*PROVIDED DATA*.
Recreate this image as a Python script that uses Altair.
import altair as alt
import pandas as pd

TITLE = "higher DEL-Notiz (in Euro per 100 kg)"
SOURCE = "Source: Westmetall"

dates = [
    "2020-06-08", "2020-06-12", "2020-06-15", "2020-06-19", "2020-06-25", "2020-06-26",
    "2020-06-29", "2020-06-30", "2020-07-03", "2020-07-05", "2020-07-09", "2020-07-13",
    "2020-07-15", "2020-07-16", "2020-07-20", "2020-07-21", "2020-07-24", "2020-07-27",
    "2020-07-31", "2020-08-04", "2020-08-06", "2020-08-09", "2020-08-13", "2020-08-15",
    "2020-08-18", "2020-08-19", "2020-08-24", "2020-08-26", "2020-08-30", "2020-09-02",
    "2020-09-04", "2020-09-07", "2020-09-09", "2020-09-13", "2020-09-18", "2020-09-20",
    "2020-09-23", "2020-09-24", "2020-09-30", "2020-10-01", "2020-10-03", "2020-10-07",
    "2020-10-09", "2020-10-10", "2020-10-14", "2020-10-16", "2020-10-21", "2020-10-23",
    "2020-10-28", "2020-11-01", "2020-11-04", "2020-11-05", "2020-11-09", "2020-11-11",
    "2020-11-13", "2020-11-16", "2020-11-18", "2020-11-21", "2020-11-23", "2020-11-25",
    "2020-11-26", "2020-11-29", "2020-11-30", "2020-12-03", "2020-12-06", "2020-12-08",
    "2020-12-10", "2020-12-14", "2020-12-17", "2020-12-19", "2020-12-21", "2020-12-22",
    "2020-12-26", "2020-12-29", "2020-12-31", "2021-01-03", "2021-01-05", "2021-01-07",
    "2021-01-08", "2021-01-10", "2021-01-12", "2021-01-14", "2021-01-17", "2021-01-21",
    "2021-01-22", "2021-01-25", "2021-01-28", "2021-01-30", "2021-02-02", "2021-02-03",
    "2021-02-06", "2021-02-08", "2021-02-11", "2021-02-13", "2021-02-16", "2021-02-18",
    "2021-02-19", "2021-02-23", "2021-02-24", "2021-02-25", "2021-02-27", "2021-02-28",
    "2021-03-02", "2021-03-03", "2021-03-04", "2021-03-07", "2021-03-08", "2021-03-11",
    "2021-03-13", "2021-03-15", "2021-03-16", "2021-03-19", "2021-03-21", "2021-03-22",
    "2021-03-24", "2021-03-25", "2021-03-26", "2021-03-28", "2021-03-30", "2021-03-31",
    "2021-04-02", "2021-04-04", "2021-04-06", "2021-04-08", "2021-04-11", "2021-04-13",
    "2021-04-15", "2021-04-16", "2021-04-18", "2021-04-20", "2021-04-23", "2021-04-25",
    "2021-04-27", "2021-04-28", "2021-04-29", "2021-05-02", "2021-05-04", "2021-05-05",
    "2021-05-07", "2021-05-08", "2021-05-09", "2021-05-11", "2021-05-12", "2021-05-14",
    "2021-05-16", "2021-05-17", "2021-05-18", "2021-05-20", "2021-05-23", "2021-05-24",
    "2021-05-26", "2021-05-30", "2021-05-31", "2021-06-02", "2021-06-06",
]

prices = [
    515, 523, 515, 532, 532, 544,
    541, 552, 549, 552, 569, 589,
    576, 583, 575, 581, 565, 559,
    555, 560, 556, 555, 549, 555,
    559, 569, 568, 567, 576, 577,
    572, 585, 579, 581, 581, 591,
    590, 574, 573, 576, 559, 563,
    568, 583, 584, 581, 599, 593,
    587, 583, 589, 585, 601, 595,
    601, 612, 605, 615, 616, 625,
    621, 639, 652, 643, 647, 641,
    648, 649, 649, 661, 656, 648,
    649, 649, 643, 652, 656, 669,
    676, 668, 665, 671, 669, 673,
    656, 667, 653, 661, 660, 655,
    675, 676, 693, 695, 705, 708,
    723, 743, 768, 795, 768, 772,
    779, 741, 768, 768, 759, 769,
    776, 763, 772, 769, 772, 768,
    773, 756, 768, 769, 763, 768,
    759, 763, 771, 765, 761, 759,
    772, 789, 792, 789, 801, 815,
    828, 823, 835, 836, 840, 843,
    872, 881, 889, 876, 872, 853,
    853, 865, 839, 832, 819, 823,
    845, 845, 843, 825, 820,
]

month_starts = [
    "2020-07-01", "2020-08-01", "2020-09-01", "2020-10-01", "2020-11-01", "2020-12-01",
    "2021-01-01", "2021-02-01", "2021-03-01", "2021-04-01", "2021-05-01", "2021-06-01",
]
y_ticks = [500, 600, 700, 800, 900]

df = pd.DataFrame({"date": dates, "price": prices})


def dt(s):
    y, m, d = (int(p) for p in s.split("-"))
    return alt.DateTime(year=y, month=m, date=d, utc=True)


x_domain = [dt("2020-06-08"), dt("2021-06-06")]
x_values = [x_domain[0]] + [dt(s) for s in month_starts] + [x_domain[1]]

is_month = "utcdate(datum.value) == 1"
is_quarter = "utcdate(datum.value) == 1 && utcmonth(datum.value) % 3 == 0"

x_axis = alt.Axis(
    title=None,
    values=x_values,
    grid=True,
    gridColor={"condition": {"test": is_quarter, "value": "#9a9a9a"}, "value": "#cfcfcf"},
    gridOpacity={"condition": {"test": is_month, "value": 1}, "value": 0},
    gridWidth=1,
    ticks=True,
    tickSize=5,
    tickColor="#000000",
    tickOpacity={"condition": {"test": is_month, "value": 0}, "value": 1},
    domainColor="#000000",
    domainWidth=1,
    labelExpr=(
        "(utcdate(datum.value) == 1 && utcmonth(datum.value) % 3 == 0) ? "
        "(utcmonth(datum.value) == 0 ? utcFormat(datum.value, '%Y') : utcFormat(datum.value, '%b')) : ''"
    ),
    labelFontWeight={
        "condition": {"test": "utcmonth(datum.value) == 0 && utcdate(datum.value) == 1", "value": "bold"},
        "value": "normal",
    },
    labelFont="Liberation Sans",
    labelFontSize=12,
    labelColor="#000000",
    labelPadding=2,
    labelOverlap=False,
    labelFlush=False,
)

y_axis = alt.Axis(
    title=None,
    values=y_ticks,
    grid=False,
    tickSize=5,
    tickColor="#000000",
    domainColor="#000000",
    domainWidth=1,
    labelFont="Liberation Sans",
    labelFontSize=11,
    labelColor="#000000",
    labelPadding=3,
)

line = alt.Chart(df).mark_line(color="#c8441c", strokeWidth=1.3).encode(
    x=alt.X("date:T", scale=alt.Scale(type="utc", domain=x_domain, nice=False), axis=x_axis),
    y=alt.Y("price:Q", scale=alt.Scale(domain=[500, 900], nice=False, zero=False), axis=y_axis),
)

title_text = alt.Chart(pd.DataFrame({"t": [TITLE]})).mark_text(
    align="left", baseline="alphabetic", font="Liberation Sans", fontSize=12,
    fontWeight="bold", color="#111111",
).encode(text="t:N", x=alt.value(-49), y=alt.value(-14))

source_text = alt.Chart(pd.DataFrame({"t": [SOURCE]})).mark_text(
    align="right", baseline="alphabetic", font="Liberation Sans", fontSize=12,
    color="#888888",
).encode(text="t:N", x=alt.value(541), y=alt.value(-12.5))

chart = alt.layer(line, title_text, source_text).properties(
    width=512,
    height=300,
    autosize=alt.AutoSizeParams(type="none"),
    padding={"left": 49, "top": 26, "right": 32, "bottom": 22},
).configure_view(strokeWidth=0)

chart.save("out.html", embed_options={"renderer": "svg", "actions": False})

*BRIEF*.
Output every line above without altering anything.

*RESPONSE FOR THIS EXERCISE*.
Recreate this image as a Python script that uses Altair.
import altair as alt
import pandas as pd

TITLE = "higher DEL-Notiz (in Euro per 100 kg)"
SOURCE = "Source: Westmetall"

dates = [
    "2020-06-08", "2020-06-12", "2020-06-15", "2020-06-19", "2020-06-25", "2020-06-26",
    "2020-06-29", "2020-06-30", "2020-07-03", "2020-07-05", "2020-07-09", "2020-07-13",
    "2020-07-15", "2020-07-16", "2020-07-20", "2020-07-21", "2020-07-24", "2020-07-27",
    "2020-07-31", "2020-08-04", "2020-08-06", "2020-08-09", "2020-08-13", "2020-08-15",
    "2020-08-18", "2020-08-19", "2020-08-24", "2020-08-26", "2020-08-30", "2020-09-02",
    "2020-09-04", "2020-09-07", "2020-09-09", "2020-09-13", "2020-09-18", "2020-09-20",
    "2020-09-23", "2020-09-24", "2020-09-30", "2020-10-01", "2020-10-03", "2020-10-07",
    "2020-10-09", "2020-10-10", "2020-10-14", "2020-10-16", "2020-10-21", "2020-10-23",
    "2020-10-28", "2020-11-01", "2020-11-04", "2020-11-05", "2020-11-09", "2020-11-11",
    "2020-11-13", "2020-11-16", "2020-11-18", "2020-11-21", "2020-11-23", "2020-11-25",
    "2020-11-26", "2020-11-29", "2020-11-30", "2020-12-03", "2020-12-06", "2020-12-08",
    "2020-12-10", "2020-12-14", "2020-12-17", "2020-12-19", "2020-12-21", "2020-12-22",
    "2020-12-26", "2020-12-29", "2020-12-31", "2021-01-03", "2021-01-05", "2021-01-07",
    "2021-01-08", "2021-01-10", "2021-01-12", "2021-01-14", "2021-01-17", "2021-01-21",
    "2021-01-22", "2021-01-25", "2021-01-28", "2021-01-30", "2021-02-02", "2021-02-03",
    "2021-02-06", "2021-02-08", "2021-02-11", "2021-02-13", "2021-02-16", "2021-02-18",
    "2021-02-19", "2021-02-23", "2021-02-24", "2021-02-25", "2021-02-27", "2021-02-28",
    "2021-03-02", "2021-03-03", "2021-03-04", "2021-03-07", "2021-03-08", "2021-03-11",
    "2021-03-13", "2021-03-15", "2021-03-16", "2021-03-19", "2021-03-21", "2021-03-22",
    "2021-03-24", "2021-03-25", "2021-03-26", "2021-03-28", "2021-03-30", "2021-03-31",
    "2021-04-02", "2021-04-04", "2021-04-06", "2021-04-08", "2021-04-11", "2021-04-13",
    "2021-04-15", "2021-04-16", "2021-04-18", "2021-04-20", "2021-04-23", "2021-04-25",
    "2021-04-27", "2021-04-28", "2021-04-29", "2021-05-02", "2021-05-04", "2021-05-05",
    "2021-05-07", "2021-05-08", "2021-05-09", "2021-05-11", "2021-05-12", "2021-05-14",
    "2021-05-16", "2021-05-17", "2021-05-18", "2021-05-20", "2021-05-23", "2021-05-24",
    "2021-05-26", "2021-05-30", "2021-05-31", "2021-06-02", "2021-06-06",
]

prices = [
    515, 523, 515, 532, 532, 544,
    541, 552, 549, 552, 569, 589,
    576, 583, 575, 581, 565, 559,
    555, 560, 556, 555, 549, 555,
    559, 569, 568, 567, 576, 577,
    572, 585, 579, 581, 581, 591,
    590, 574, 573, 576, 559, 563,
    568, 583, 584, 581, 599, 593,
    587, 583, 589, 585, 601, 595,
    601, 612, 605, 615, 616, 625,
    621, 639, 652, 643, 647, 641,
    648, 649, 649, 661, 656, 648,
    649, 649, 643, 652, 656, 669,
    676, 668, 665, 671, 669, 673,
    656, 667, 653, 661, 660, 655,
    675, 676, 693, 695, 705, 708,
    723, 743, 768, 795, 768, 772,
    779, 741, 768, 768, 759, 769,
    776, 763, 772, 769, 772, 768,
    773, 756, 768, 769, 763, 768,
    759, 763, 771, 765, 761, 759,
    772, 789, 792, 789, 801, 815,
    828, 823, 835, 836, 840, 843,
    872, 881, 889, 876, 872, 853,
    853, 865, 839, 832, 819, 823,
    845, 845, 843, 825, 820,
]

month_starts = [
    "2020-07-01", "2020-08-01", "2020-09-01", "2020-10-01", "2020-11-01", "2020-12-01",
    "2021-01-01", "2021-02-01", "2021-03-01", "2021-04-01", "2021-05-01", "2021-06-01",
]
y_ticks = [500, 600, 700, 800, 900]

df = pd.DataFrame({"date": dates, "price": prices})


def dt(s):
    y, m, d = (int(p) for p in s.split("-"))
    return alt.DateTime(year=y, month=m, date=d, utc=True)


x_domain = [dt("2020-06-08"), dt("2021-06-06")]
x_values = [x_domain[0]] + [dt(s) for s in month_starts] + [x_domain[1]]

is_month = "utcdate(datum.value) == 1"
is_quarter = "utcdate(datum.value) == 1 && utcmonth(datum.value) % 3 == 0"

x_axis = alt.Axis(
    title=None,
    values=x_values,
    grid=True,
    gridColor={"condition": {"test": is_quarter, "value": "#9a9a9a"}, "value": "#cfcfcf"},
    gridOpacity={"condition": {"test": is_month, "value": 1}, "value": 0},
    gridWidth=1,
    ticks=True,
    tickSize=5,
    tickColor="#000000",
    tickOpacity={"condition": {"test": is_month, "value": 0}, "value": 1},
    domainColor="#000000",
    domainWidth=1,
    labelExpr=(
        "(utcdate(datum.value) == 1 && utcmonth(datum.value) % 3 == 0) ? "
        "(utcmonth(datum.value) == 0 ? utcFormat(datum.value, '%Y') : utcFormat(datum.value, '%b')) : ''"
    ),
    labelFontWeight={
        "condition": {"test": "utcmonth(datum.value) == 0 && utcdate(datum.value) == 1", "value": "bold"},
        "value": "normal",
    },
    labelFont="Liberation Sans",
    labelFontSize=12,
    labelColor="#000000",
    labelPadding=2,
    labelOverlap=False,
    labelFlush=False,
)

y_axis = alt.Axis(
    title=None,
    values=y_ticks,
    grid=False,
    tickSize=5,
    tickColor="#000000",
    domainColor="#000000",
    domainWidth=1,
    labelFont="Liberation Sans",
    labelFontSize=11,
    labelColor="#000000",
    labelPadding=3,
)

line = alt.Chart(df).mark_line(color="#c8441c", strokeWidth=1.3).encode(
    x=alt.X("date:T", scale=alt.Scale(type="utc", domain=x_domain, nice=False), axis=x_axis),
    y=alt.Y("price:Q", scale=alt.Scale(domain=[500, 900], nice=False, zero=False), axis=y_axis),
)

title_text = alt.Chart(pd.DataFrame({"t": [TITLE]})).mark_text(
    align="left", baseline="alphabetic", font="Liberation Sans", fontSize=12,
    fontWeight="bold", color="#111111",
).encode(text="t:N", x=alt.value(-49), y=alt.value(-14))

source_text = alt.Chart(pd.DataFrame({"t": [SOURCE]})).mark_text(
    align="right", baseline="alphabetic", font="Liberation Sans", fontSize=12,
    color="#888888",
).encode(text="t:N", x=alt.value(541), y=alt.value(-12.5))

chart = alt.layer(line, title_text, source_text).properties(
    width=512,
    height=300,
    autosize=alt.AutoSizeParams(type="none"),
    padding={"left": 49, "top": 26, "right": 32, "bottom": 22},
).configure_view(strokeWidth=0)

chart.save("out.html", embed_options={"renderer": "svg", "actions": False})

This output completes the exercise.